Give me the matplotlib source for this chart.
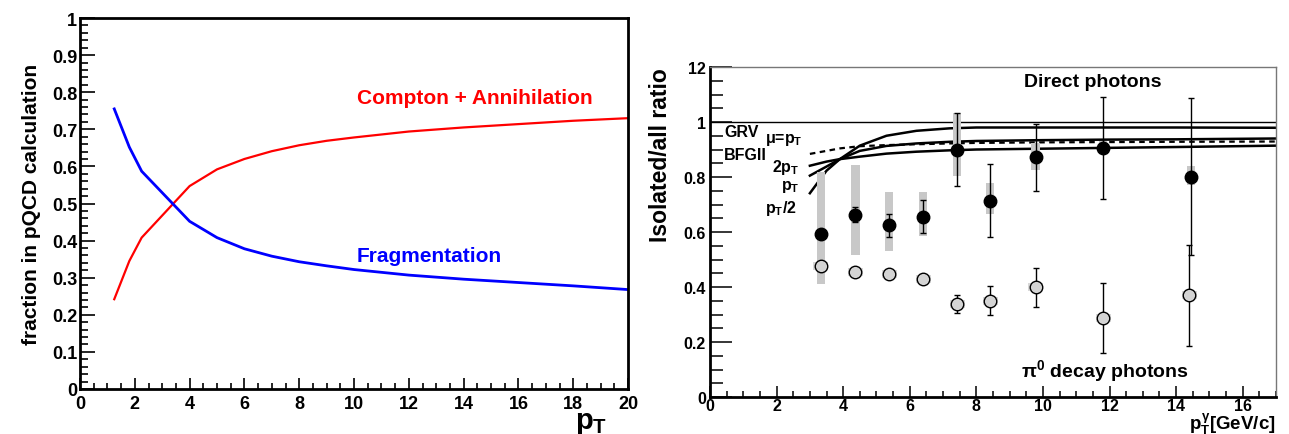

____________

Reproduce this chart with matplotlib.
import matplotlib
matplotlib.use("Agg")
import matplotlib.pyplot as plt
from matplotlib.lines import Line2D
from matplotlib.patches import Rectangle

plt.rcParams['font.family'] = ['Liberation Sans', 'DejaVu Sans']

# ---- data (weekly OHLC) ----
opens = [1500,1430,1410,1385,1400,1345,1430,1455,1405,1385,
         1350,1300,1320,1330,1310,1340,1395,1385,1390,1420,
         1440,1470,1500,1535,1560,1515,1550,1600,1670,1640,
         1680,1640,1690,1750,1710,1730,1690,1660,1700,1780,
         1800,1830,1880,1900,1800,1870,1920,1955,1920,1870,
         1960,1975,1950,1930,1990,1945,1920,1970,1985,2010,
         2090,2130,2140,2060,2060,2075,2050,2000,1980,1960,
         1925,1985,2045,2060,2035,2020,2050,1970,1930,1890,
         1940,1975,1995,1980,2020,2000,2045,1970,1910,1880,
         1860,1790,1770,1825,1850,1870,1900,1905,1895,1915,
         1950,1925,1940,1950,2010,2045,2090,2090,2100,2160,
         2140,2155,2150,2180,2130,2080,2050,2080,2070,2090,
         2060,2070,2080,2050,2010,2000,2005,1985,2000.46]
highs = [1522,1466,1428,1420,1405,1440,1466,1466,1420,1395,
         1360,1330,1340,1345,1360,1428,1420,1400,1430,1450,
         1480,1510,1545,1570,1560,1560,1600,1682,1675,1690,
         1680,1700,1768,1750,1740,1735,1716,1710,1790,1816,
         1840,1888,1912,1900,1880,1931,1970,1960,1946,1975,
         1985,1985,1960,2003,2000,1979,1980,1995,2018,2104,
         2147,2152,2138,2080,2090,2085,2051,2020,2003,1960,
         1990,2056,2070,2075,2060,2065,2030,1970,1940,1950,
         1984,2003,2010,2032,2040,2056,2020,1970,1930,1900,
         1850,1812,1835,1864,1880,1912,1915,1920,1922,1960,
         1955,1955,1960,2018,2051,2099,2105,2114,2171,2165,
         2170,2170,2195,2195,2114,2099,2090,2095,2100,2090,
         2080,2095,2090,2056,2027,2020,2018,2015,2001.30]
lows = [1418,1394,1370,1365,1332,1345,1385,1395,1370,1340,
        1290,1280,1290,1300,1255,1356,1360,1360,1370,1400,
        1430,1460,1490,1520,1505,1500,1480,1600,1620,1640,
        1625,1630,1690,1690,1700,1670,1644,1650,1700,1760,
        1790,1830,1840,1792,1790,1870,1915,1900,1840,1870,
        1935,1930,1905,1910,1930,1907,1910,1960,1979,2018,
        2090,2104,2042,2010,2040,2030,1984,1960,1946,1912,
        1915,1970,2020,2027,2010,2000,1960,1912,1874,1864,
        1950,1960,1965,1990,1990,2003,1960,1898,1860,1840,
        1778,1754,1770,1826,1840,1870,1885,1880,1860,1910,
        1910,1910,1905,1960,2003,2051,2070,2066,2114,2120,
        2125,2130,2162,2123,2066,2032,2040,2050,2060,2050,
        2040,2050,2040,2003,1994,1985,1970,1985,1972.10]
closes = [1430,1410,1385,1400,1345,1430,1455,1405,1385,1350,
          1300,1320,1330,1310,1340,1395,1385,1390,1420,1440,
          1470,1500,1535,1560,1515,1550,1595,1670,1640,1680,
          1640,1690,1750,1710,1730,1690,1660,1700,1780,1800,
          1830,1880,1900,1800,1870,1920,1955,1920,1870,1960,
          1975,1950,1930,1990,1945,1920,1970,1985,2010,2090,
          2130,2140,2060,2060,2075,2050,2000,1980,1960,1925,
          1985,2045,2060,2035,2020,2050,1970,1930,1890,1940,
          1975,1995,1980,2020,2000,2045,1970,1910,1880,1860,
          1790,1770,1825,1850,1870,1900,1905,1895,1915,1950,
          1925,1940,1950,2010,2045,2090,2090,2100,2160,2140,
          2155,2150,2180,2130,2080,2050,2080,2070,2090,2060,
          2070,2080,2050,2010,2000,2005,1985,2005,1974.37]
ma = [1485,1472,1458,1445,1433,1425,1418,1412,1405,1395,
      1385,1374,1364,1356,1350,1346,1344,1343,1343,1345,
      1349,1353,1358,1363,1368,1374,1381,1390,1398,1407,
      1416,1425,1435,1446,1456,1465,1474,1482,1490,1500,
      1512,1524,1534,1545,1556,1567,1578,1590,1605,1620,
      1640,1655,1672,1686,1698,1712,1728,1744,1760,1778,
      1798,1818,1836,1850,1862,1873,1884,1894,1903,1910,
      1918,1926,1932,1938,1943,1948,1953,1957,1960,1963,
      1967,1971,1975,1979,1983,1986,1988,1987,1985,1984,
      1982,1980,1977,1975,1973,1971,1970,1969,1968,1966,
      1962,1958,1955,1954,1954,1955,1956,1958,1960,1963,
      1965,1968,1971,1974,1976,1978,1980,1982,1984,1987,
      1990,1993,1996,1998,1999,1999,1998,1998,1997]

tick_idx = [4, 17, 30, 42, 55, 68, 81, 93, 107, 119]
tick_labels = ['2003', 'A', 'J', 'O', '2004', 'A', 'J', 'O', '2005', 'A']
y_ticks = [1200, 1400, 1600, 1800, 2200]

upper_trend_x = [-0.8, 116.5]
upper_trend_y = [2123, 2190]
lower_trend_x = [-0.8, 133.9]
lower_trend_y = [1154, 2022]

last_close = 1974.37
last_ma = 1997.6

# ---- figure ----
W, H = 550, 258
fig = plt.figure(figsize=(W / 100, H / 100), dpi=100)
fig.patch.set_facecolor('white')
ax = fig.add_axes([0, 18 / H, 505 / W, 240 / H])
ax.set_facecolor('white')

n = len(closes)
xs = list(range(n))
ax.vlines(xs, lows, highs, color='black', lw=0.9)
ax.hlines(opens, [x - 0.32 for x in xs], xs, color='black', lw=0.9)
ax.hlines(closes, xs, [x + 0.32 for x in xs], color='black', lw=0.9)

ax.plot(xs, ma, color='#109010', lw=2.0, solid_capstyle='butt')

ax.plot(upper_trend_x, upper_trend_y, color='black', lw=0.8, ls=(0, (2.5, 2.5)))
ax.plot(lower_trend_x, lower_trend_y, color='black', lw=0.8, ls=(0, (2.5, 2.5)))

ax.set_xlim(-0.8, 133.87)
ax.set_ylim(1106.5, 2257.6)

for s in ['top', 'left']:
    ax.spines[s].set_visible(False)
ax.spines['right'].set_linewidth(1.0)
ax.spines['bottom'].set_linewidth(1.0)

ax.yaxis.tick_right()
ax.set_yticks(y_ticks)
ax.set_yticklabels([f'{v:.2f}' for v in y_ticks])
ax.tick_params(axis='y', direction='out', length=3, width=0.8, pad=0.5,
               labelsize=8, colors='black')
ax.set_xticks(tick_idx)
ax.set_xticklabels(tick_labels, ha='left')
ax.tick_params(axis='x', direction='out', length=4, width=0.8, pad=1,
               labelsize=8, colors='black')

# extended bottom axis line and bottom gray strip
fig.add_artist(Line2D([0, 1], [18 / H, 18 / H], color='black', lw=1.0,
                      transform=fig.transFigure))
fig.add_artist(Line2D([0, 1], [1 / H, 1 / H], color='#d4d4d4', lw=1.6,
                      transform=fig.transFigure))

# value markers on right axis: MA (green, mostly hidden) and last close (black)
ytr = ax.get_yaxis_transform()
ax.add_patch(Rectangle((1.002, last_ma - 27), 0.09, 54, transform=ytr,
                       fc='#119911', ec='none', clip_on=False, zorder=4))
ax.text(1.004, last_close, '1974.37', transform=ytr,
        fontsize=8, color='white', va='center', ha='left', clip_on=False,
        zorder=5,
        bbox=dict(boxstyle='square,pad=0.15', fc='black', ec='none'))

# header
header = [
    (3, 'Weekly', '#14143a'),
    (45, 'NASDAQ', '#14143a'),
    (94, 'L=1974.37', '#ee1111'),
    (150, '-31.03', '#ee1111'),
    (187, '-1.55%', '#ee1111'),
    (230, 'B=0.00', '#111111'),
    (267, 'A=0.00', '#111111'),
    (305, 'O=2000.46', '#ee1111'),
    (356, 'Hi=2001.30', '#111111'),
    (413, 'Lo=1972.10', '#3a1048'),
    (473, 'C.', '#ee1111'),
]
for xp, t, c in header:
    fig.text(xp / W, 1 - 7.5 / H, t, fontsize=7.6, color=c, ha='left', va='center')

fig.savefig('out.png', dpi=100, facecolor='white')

____________

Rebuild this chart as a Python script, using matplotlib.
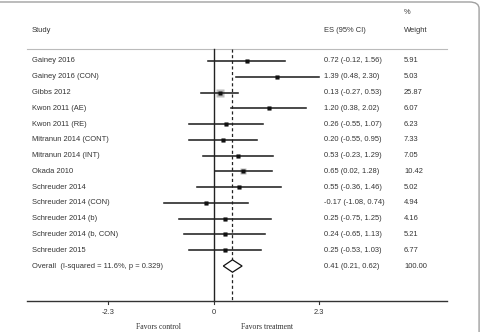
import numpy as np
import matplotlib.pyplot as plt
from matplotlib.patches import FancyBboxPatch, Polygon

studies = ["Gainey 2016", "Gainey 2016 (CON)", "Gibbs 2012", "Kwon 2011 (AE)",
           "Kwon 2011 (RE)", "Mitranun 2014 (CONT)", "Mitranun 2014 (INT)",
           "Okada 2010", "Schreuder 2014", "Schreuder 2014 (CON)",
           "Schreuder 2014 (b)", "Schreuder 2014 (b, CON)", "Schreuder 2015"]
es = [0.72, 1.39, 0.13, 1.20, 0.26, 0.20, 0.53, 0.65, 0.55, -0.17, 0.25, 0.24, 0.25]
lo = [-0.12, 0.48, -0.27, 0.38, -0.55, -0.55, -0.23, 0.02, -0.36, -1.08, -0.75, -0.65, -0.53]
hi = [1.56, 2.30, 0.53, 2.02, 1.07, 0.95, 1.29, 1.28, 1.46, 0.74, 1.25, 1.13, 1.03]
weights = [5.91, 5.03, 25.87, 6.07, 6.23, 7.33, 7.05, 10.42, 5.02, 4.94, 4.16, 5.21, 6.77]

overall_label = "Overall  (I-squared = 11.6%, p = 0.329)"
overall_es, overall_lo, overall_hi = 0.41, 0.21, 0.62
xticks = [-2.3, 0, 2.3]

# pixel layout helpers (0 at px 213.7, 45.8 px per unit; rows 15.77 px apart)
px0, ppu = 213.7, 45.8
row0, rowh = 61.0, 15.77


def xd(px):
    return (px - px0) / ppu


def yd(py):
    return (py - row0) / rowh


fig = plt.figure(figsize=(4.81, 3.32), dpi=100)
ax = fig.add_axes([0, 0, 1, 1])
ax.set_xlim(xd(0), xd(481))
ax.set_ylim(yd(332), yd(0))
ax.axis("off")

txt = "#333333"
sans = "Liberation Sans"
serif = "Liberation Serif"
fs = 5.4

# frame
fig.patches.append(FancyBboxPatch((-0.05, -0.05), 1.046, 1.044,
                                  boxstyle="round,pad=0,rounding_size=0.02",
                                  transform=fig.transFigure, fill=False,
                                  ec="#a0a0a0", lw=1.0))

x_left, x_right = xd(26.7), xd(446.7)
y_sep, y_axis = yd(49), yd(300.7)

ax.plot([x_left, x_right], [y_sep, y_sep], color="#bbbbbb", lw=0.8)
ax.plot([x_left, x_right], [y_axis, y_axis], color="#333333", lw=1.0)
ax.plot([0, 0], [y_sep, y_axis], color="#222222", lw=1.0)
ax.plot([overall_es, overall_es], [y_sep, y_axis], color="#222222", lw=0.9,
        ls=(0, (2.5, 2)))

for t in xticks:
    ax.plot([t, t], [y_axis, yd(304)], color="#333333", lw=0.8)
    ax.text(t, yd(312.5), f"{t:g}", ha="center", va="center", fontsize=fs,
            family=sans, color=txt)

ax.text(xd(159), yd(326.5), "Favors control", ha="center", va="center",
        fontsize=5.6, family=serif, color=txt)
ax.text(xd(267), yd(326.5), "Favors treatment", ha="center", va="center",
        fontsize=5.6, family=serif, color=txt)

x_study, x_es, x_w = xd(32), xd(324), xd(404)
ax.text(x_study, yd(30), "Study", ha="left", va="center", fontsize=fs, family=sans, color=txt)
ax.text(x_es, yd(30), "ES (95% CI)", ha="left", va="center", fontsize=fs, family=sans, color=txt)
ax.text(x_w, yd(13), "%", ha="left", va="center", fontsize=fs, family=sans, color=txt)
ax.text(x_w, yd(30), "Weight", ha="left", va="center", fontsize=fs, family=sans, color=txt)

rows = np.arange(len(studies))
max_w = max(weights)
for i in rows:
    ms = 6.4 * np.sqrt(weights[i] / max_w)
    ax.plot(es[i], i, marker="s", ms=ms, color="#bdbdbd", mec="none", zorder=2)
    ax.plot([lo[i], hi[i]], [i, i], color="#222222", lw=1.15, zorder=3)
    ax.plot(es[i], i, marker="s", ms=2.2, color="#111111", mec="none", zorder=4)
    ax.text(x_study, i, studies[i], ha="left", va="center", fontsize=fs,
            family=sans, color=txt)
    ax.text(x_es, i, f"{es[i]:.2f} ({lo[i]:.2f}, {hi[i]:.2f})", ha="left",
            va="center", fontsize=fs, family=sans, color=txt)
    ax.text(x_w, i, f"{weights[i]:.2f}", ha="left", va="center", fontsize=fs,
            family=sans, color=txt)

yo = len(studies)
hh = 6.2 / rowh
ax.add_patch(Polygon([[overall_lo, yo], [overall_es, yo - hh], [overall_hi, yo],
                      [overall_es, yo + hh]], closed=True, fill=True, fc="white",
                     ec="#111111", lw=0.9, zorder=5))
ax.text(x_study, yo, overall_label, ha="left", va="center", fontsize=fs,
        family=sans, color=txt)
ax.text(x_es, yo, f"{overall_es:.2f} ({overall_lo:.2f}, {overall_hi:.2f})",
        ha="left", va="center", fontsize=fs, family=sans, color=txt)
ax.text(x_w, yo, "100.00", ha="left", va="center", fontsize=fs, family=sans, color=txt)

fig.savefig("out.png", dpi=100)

____________

▸ Exercise task
Beginning at the line above that contains "Rebuild this chart", repeat each line exactly through the one that contains "y_sep, y_axis = yd(49), yd(300.7)", and leave out the pictures.

▸ Solution to the exercise
Rebuild this chart as a Python script, using matplotlib.
import numpy as np
import matplotlib.pyplot as plt
from matplotlib.patches import FancyBboxPatch, Polygon

studies = ["Gainey 2016", "Gainey 2016 (CON)", "Gibbs 2012", "Kwon 2011 (AE)",
           "Kwon 2011 (RE)", "Mitranun 2014 (CONT)", "Mitranun 2014 (INT)",
           "Okada 2010", "Schreuder 2014", "Schreuder 2014 (CON)",
           "Schreuder 2014 (b)", "Schreuder 2014 (b, CON)", "Schreuder 2015"]
es = [0.72, 1.39, 0.13, 1.20, 0.26, 0.20, 0.53, 0.65, 0.55, -0.17, 0.25, 0.24, 0.25]
lo = [-0.12, 0.48, -0.27, 0.38, -0.55, -0.55, -0.23, 0.02, -0.36, -1.08, -0.75, -0.65, -0.53]
hi = [1.56, 2.30, 0.53, 2.02, 1.07, 0.95, 1.29, 1.28, 1.46, 0.74, 1.25, 1.13, 1.03]
weights = [5.91, 5.03, 25.87, 6.07, 6.23, 7.33, 7.05, 10.42, 5.02, 4.94, 4.16, 5.21, 6.77]

overall_label = "Overall  (I-squared = 11.6%, p = 0.329)"
overall_es, overall_lo, overall_hi = 0.41, 0.21, 0.62
xticks = [-2.3, 0, 2.3]

# pixel layout helpers (0 at px 213.7, 45.8 px per unit; rows 15.77 px apart)
px0, ppu = 213.7, 45.8
row0, rowh = 61.0, 15.77


def xd(px):
    return (px - px0) / ppu


def yd(py):
    return (py - row0) / rowh


fig = plt.figure(figsize=(4.81, 3.32), dpi=100)
ax = fig.add_axes([0, 0, 1, 1])
ax.set_xlim(xd(0), xd(481))
ax.set_ylim(yd(332), yd(0))
ax.axis("off")

txt = "#333333"
sans = "Liberation Sans"
serif = "Liberation Serif"
fs = 5.4

# frame
fig.patches.append(FancyBboxPatch((-0.05, -0.05), 1.046, 1.044,
                                  boxstyle="round,pad=0,rounding_size=0.02",
                                  transform=fig.transFigure, fill=False,
                                  ec="#a0a0a0", lw=1.0))

x_left, x_right = xd(26.7), xd(446.7)
y_sep, y_axis = yd(49), yd(300.7)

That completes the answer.